• **Task goal**: Nothing after the line with "import plotly.graph_objects as go" belongs in the copy; extract the lines below from the top through that line, pictures left out.

# start of Data segment

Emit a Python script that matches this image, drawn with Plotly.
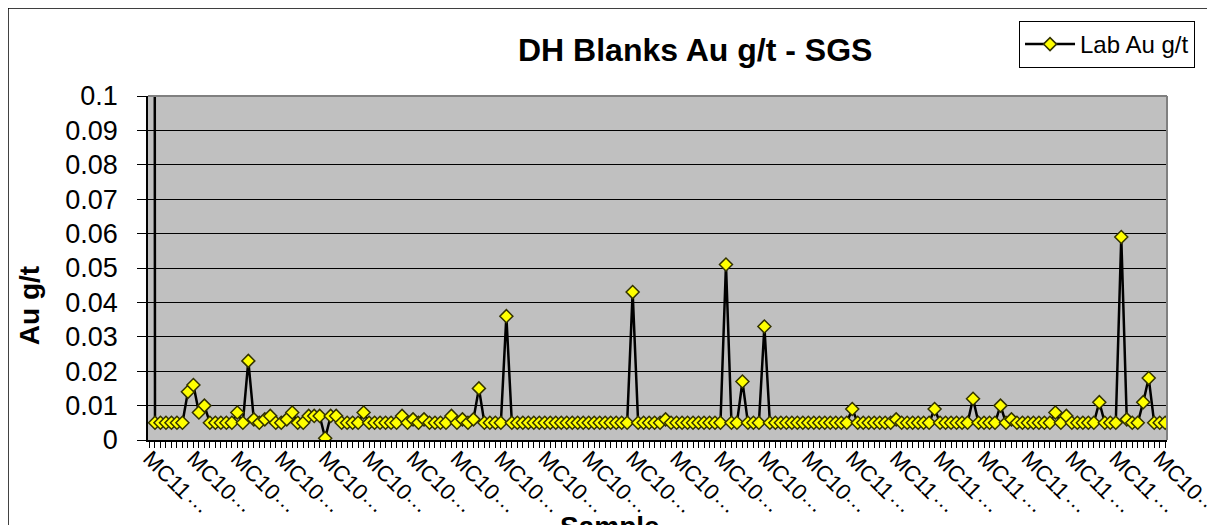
import plotly.graph_objects as go

# Au g/t values per sample (first one is the off-scale standard)
au_values = [
    2.5, 0.005, 0.005, 0.005, 0.005, 0.005, 0.005, 0.014, 0.016, 0.008,
    0.010, 0.005, 0.005, 0.005, 0.005, 0.005, 0.008, 0.005, 0.023, 0.006,
    0.005, 0.006, 0.007, 0.005, 0.005, 0.006, 0.008, 0.005, 0.005, 0.007,
    0.007, 0.007, 0.0005, 0.007, 0.007, 0.005, 0.005, 0.005, 0.005, 0.008,
    0.005, 0.005, 0.005, 0.005, 0.005, 0.005, 0.007, 0.005, 0.006, 0.005,
    0.006, 0.005, 0.005, 0.005, 0.005, 0.007, 0.005, 0.006, 0.005, 0.006,
    0.015, 0.005, 0.005, 0.005, 0.005, 0.036, 0.005, 0.005, 0.005, 0.005,
    0.005, 0.005, 0.005, 0.005, 0.005, 0.005, 0.005, 0.005, 0.005, 0.005,
    0.005, 0.005, 0.005, 0.005, 0.005, 0.005, 0.005, 0.005, 0.043, 0.005,
    0.005, 0.005, 0.005, 0.005, 0.006, 0.005, 0.005, 0.005, 0.005, 0.005,
    0.005, 0.005, 0.005, 0.005, 0.005, 0.051, 0.005, 0.005, 0.017, 0.005,
    0.005, 0.005, 0.033, 0.005, 0.005, 0.005, 0.005, 0.005, 0.005, 0.005,
    0.005, 0.005, 0.005, 0.005, 0.005, 0.005, 0.005, 0.005, 0.009, 0.005,
    0.005, 0.005, 0.005, 0.005, 0.005, 0.005, 0.006, 0.005, 0.005, 0.005,
    0.005, 0.005, 0.005, 0.009, 0.005, 0.005, 0.005, 0.005, 0.005, 0.005,
    0.012, 0.005, 0.005, 0.005, 0.005, 0.010, 0.005, 0.006, 0.005, 0.005,
    0.005, 0.005, 0.005, 0.005, 0.005, 0.008, 0.005, 0.007, 0.005, 0.005,
    0.005, 0.005, 0.005, 0.011, 0.005, 0.005, 0.005, 0.059, 0.006, 0.005,
    0.005, 0.011, 0.018, 0.005, 0.005, 0.005,
]
sample_pos = list(range(len(au_values)))

# truncated sample labels, one every 8 samples
label_pos = list(range(0, len(au_values), 8))
label_text = ["MC11"] + ["MC10"] * 15 + ["MC11"] * 7 + ["MC10"]

FONT = "Liberation Sans, Arial, sans-serif"

fig = go.Figure()
fig.add_trace(go.Scatter(
    x=sample_pos, y=au_values,
    mode="lines+markers",
    name="Lab Au g/t",
    line=dict(color="black", width=2.5),
    marker=dict(symbol="diamond", size=10, color="#ffff00",
                line=dict(color="#333300", width=1.5)),
))

# plot area top/right border in grey
fig.add_shape(type="line", xref="paper", yref="paper", x0=0, x1=1, y0=1, y1=1,
              line=dict(color="#808080", width=2))
fig.add_shape(type="line", xref="paper", yref="paper", x0=1, x1=1, y0=0, y1=1,
              line=dict(color="#808080", width=2))
# chart border
fig.add_shape(type="rect", xref="paper", yref="paper",
              x0=-0.1374, x1=1.0422, y0=-0.3, y1=1.2558,
              line=dict(color="black", width=1.5), layer="below")

# the ellipsis of each truncated label sits on a second line
for p in label_pos:
    fig.add_annotation(text="…", x=p, xref="x", y=0, yref="paper",
                       xanchor="center", yanchor="middle",
                       xshift=50, yshift=-61, textangle=45, showarrow=False,
                       font=dict(family=FONT, size=22, color="black"))

fig.add_annotation(text="<b>DH Blanks Au g/t - SGS</b>", xref="paper", yref="paper",
                   x=0.537, y=1.134, xanchor="center", yanchor="middle", showarrow=False,
                   font=dict(family=FONT, size=32, color="black"))
fig.add_annotation(text="<b>Au g/t</b>", xref="paper", yref="paper",
                   x=-0.1168, y=0.392, xanchor="center", yanchor="middle",
                   showarrow=False, textangle=-90,
                   font=dict(family=FONT, size=28, color="black"))
fig.add_annotation(text="<b>Sample</b>", xref="paper", yref="paper",
                   x=0.453, y=-0.2, xanchor="center", yanchor="top", showarrow=False,
                   font=dict(family=FONT, size=28, color="black"))

# the page adds an 8px body margin, so the figure is 8px smaller each way
fig.update_layout(
    width=1207, height=517,
    margin=dict(l=140, r=48, t=88, b=85, autoexpand=False),
    paper_bgcolor="white",
    plot_bgcolor="#c0c0c0",
    font=dict(family=FONT, color="black"),
    showlegend=True,
    legend=dict(x=1.0275, y=1.218, xanchor="right", yanchor="top",
                bgcolor="white", bordercolor="black", borderwidth=1,
                font=dict(size=24), itemwidth=50, entrywidth=170,
                tracegroupgap=0),
    xaxis=dict(
        range=[-0.273, 185.33],
        tickmode="array", tickvals=label_pos, ticktext=label_text,
        tickangle=45, tickfont=dict(size=22),
        ticks="outside", ticklen=6, tickcolor="black", tickwidth=1,
        ticklabelstandoff=-11,
        minor=dict(tickmode="linear", tick0=0, dtick=1, ticks="outside",
                   ticklen=6, tickcolor="black", tickwidth=1, showgrid=False),
        showgrid=False, zeroline=False,
        showline=True, linecolor="black", linewidth=1.5,
    ),
    yaxis=dict(
        range=[0, 0.1], dtick=0.01, tick0=0,
        tickfont=dict(size=27),
        ticks="outside", ticklen=9, tickcolor="black", tickwidth=1,
        ticklabelstandoff=14,
        showgrid=True, gridcolor="black", gridwidth=1,
        zeroline=False,
        showline=True, linecolor="black", linewidth=1.5,
    ),
)

fig.write_html("out.html")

# end of Data segment

• **Task output**:
Emit a Python script that matches this image, drawn with Plotly.
import plotly.graph_objects as go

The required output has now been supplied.